PROMPT: Pick out each line of the records that includes the string "diagram", and copy it.

--- begin EXTRACTED MATERIAL ---

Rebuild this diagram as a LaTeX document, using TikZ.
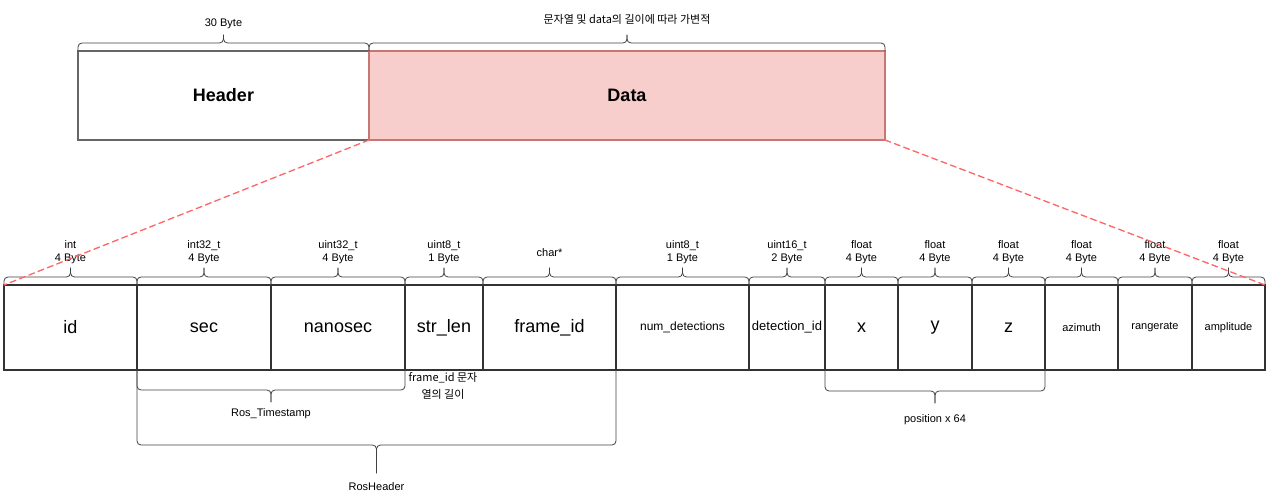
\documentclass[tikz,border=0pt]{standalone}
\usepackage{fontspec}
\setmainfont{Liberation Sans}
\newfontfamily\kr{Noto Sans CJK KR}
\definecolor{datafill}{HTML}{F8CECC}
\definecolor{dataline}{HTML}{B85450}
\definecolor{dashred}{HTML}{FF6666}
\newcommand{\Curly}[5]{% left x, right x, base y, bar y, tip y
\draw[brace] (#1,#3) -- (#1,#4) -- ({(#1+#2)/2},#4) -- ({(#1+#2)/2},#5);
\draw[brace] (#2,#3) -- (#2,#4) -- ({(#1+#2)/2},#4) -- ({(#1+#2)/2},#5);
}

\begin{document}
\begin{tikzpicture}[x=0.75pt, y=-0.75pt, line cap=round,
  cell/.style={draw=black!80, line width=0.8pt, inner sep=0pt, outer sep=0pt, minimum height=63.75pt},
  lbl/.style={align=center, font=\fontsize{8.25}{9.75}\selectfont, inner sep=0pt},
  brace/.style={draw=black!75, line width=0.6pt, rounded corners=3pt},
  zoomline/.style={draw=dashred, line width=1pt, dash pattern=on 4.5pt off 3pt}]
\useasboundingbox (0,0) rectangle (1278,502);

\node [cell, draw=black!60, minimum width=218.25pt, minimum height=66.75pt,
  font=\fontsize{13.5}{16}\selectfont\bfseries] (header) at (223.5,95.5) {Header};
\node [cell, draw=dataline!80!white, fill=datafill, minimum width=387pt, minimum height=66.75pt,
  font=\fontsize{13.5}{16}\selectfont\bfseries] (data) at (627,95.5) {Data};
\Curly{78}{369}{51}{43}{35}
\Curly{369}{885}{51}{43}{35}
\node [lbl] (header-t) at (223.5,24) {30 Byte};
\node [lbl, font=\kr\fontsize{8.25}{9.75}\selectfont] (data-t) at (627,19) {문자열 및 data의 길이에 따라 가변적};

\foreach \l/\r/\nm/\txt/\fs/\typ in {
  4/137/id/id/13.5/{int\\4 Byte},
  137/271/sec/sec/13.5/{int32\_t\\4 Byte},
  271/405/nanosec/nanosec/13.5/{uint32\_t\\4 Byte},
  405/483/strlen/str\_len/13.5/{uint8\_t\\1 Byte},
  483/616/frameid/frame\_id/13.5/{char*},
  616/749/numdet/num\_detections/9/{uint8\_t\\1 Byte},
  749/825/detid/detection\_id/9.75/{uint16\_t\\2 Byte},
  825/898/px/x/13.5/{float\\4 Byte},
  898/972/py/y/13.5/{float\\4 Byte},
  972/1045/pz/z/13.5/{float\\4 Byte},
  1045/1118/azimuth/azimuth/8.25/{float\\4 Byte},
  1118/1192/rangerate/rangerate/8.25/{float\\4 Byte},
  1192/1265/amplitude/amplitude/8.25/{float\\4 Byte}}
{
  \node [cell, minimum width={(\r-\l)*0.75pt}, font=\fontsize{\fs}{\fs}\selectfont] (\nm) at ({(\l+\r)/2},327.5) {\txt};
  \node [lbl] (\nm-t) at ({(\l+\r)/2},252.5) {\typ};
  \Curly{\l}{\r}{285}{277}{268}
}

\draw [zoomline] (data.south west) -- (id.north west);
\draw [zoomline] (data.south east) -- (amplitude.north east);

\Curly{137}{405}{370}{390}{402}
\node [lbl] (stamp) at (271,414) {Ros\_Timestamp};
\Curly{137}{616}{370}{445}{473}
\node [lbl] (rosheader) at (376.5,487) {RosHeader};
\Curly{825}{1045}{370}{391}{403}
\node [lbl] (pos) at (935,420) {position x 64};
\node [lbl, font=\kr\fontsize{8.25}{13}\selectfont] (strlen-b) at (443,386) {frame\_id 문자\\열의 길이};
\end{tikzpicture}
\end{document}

--- end EXTRACTED MATERIAL ---
--- begin EXTRACTED MATERIAL ---

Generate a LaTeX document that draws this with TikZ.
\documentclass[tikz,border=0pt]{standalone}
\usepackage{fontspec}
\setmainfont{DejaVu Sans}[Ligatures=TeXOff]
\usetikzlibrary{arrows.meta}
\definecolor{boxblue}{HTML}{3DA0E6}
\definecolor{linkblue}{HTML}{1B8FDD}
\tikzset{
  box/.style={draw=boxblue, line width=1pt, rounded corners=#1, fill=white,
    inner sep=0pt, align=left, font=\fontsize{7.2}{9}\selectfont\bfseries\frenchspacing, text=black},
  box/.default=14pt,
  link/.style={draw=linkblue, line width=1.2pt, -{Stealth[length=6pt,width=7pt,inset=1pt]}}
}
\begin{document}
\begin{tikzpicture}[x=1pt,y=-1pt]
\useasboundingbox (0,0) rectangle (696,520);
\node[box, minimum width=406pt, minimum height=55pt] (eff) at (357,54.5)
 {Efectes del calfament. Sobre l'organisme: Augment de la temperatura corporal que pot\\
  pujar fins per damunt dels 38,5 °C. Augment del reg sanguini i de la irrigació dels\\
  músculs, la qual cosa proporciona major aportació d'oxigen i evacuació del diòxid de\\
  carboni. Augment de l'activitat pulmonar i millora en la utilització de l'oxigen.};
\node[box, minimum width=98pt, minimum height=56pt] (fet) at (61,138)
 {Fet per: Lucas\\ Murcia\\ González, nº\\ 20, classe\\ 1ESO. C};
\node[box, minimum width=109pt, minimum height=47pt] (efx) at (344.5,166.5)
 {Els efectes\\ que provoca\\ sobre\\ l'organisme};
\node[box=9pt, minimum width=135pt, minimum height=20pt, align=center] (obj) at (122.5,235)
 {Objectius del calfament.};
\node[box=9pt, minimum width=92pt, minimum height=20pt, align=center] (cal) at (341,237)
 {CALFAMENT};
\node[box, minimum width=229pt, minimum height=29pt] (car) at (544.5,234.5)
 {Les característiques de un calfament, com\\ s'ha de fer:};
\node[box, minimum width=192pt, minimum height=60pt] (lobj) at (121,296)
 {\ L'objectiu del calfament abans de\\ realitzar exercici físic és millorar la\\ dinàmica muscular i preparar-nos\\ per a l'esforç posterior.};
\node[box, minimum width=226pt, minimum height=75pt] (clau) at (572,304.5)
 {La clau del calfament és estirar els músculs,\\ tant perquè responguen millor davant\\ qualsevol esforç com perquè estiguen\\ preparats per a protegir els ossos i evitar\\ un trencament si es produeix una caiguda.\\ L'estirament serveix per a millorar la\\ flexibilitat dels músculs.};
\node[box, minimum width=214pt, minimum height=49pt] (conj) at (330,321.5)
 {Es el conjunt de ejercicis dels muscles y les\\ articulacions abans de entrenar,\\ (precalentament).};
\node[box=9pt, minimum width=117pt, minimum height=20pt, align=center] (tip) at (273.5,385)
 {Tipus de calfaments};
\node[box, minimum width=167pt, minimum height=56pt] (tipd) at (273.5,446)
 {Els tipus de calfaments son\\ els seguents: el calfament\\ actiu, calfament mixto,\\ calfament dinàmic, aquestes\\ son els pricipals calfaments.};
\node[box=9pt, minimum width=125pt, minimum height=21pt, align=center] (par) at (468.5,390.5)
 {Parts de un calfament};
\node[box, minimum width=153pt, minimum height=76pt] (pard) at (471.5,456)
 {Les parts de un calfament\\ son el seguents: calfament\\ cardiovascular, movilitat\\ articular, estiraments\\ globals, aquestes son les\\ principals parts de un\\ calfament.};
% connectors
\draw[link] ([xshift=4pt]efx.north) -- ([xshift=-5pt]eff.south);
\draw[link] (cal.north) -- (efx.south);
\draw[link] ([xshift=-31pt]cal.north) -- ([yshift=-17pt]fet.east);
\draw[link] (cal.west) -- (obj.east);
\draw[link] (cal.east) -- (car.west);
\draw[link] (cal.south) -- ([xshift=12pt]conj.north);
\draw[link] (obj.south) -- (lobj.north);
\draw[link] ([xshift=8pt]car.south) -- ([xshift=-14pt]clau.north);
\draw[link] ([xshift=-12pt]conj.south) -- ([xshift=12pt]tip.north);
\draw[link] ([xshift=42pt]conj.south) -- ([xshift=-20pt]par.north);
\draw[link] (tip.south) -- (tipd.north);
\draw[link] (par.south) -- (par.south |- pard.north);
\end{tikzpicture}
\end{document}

--- end EXTRACTED MATERIAL ---
--- begin EXTRACTED MATERIAL ---

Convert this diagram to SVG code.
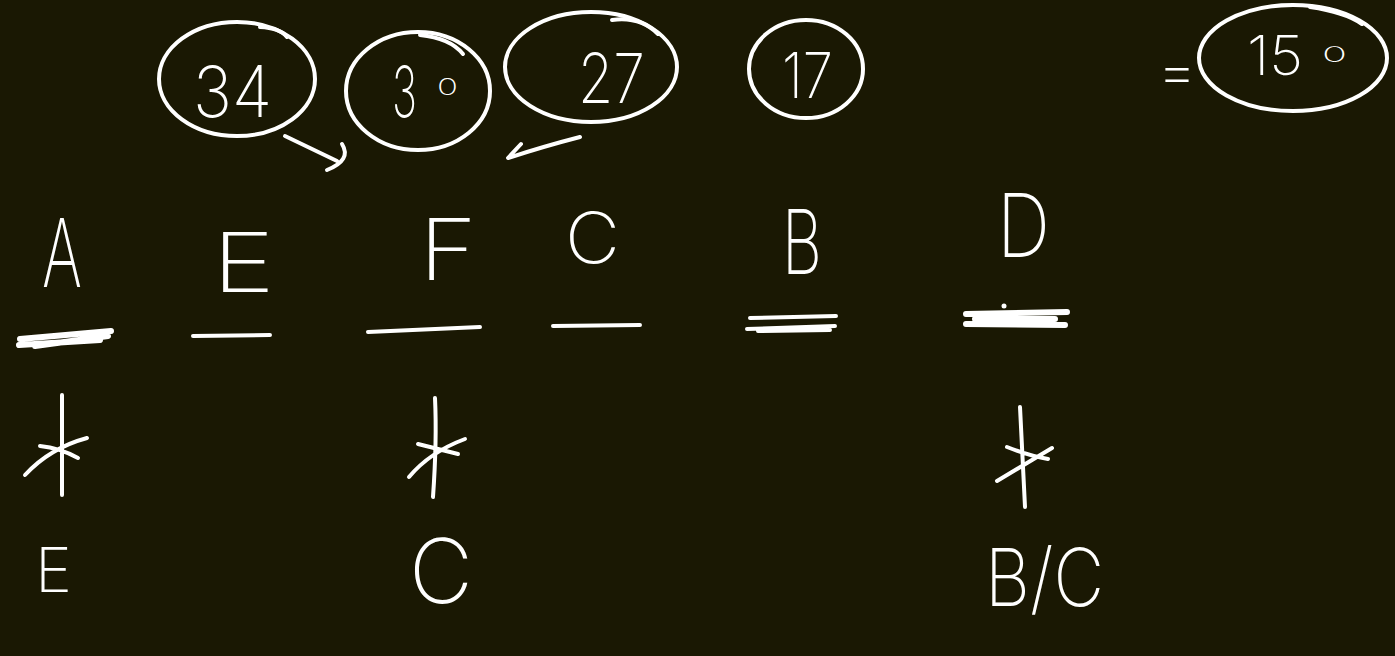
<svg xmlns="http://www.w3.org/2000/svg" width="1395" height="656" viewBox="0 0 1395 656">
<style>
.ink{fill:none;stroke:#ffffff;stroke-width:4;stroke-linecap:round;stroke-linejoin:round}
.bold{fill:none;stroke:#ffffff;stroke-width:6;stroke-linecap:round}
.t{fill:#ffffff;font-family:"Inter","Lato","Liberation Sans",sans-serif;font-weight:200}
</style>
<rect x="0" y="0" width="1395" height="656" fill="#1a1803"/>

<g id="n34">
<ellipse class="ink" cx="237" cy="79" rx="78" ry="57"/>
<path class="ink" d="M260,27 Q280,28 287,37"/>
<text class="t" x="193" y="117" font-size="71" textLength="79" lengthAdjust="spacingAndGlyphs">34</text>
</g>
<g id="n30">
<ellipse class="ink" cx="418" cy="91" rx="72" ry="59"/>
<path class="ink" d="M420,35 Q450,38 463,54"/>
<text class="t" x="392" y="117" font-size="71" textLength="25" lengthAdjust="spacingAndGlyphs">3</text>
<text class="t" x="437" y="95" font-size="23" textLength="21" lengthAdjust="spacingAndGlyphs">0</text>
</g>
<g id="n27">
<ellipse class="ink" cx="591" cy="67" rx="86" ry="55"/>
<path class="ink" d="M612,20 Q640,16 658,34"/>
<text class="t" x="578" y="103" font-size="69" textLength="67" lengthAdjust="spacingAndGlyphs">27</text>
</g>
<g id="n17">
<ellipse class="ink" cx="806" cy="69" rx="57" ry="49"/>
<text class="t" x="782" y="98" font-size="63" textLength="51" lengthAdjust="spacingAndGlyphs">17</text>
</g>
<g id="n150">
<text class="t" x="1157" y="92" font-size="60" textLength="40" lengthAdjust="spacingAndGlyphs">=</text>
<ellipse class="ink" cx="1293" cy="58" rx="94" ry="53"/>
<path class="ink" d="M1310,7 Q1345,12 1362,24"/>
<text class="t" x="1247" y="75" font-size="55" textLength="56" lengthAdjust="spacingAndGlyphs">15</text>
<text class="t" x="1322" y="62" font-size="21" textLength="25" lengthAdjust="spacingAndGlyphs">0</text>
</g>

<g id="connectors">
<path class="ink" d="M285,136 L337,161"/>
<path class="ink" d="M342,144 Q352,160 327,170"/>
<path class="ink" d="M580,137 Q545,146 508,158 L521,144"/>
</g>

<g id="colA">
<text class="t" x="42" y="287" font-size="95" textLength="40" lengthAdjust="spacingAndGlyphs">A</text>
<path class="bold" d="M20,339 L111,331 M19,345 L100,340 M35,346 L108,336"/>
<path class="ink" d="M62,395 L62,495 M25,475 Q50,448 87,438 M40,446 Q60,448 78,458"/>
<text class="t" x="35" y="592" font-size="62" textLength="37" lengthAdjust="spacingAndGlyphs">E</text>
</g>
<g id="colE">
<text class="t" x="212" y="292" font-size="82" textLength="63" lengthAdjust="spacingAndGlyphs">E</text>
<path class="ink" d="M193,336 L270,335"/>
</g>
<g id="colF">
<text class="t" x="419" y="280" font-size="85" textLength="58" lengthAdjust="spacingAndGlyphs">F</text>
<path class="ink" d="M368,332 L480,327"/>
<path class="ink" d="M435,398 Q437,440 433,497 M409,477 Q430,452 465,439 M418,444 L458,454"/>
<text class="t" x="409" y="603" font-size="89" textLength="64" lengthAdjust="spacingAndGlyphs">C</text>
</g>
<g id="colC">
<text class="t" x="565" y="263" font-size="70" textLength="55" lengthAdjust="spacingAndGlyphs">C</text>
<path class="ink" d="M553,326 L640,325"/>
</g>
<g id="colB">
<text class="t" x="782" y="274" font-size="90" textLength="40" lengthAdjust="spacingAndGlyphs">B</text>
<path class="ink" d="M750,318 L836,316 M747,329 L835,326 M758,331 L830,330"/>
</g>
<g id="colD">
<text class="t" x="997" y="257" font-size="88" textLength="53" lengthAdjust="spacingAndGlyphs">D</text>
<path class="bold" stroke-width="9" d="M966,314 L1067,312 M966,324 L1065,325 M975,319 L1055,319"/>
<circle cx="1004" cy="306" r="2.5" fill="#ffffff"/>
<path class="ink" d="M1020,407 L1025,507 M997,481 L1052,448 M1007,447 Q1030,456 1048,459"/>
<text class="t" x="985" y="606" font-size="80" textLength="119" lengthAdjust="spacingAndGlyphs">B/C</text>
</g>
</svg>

--- end EXTRACTED MATERIAL ---

ANSWER FOR THE TASK:
Rebuild this diagram as a LaTeX document, using TikZ.
Convert this diagram to SVG code.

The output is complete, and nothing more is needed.